Even more pronounced in the Netherlands (where I hail from), read this testimony of a completely stunned Canadian expat into my home city :smiley:

(JoeBuhlig) #19

Makes a lot of sense. I used to work in a corporate office but most of my coworkers were international. It forced me to learn how to work across cultural lines. It didn’t take long to realize that I work a lot more than most and that average Americans are workaholics in comparison to pretty much any other culture.

(Kristen Gastaldo) #20

I’ve been remote for a little over 2 years now. It currently really works for me, as most of my team is remote (most of the time). I don’t feel so left out or feel like I’m at a disadvantage by being the only one not in the office. We use Skype, a bit of Slack, and Zoom for meetings.

That being said, I do think being remote lengthens the learning curve. I was learning a new company and a new audience and even after a year of working here, I still feel like I have A LOT to learn. I’m not sure if that would be the case, if I were in an office with the larger company/teams.

I have found that I need daily goals to feel like I’m getting things done in remote life. It’s easy to go through the check list of stuff to do every day - check your email, delete spammy accounts, retitle posts, move topics to the right location, add tags - general moderation type stuff. But then not feel like you’re getting the big picture stuff done, because you’re just maintaining. Maybe that’s not remote life, but community management in general! In any case, I like to set time in my calendar aside, to make sure I’m working on specific tasks/goals.

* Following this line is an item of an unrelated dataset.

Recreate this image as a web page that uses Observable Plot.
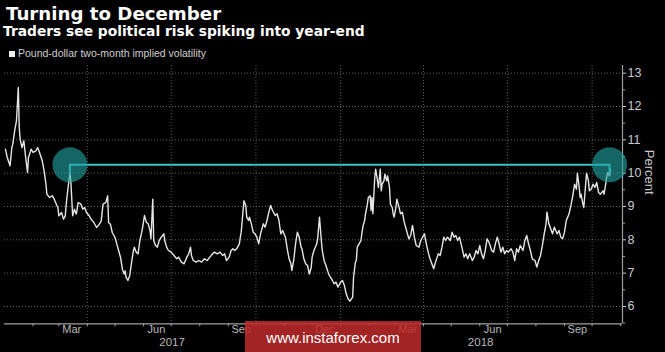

It is best to have a separate place to work and try to clock out when it’s time to clock out. I have a 2 year old, so he makes sure I don’t work when I’m off (IE when our nanny leaves)! On a personal note, I’m not sure how people with kids who go into an office make it work. Remote life takes away a good bit of stress from the “getting everyone out of the door by 7” and “what can we do for dinner it’s 6 pm” scenarios.